The concern of green campaigners is particularly felt, given the Scottish government's otherwise laudable commitment to wind power, renewables and refusal to countenance new Westminster-policy nuclear power plants.

In recognition of widespread calls, and in anticipation of the crucial Copenhagen climate change summit in December, the Scottish Parliament has just approved a 42 percent cut in carbon emissions for 2020 - ahead of the UK's 34 percent target for 2020.

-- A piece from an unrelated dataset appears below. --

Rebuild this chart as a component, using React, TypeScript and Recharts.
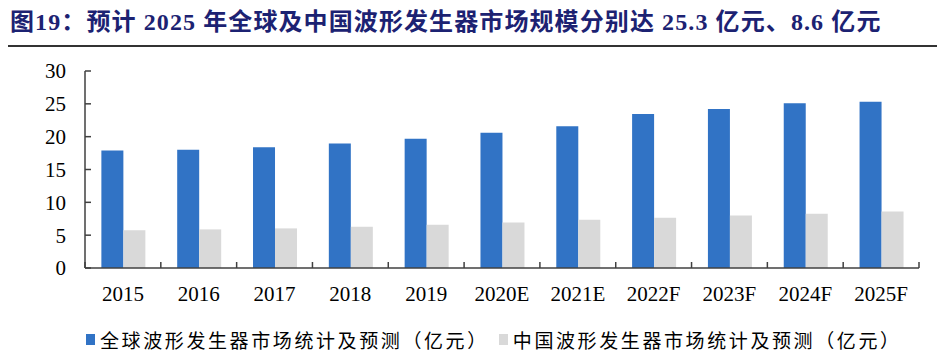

While still allowing for technical opt-outs, the vote has been cautiously welcomed by Stop Climate Chaos Scotland chairman, Mike Robinson:

"It means Scotland's climate change bill has the toughest target of any industrialised nation in the world and will be held up as an example, ahead of the climate talks in Copenhagen in December, of what can and should be done". This is a moral commitment and we hope other developed nations will hear this call for action and follow Scotland's lead."

That 'model lead', alas, remains severely compromised by the Holyrood government's business-driven positions on aviation and road expansion. And this latest carbon-spewing roadway is a shameful testimony to their contradictory environmental claims.

Meanwhile, some worthy chroniclers at the urbanglasgow website are helping to record the ongoing construction/destruction for posterity, with pictures, articles and comment.

We can but wonder how this grotesque structure, and the case for it, will be judged in, hopefully, more eco-enlightened years to come.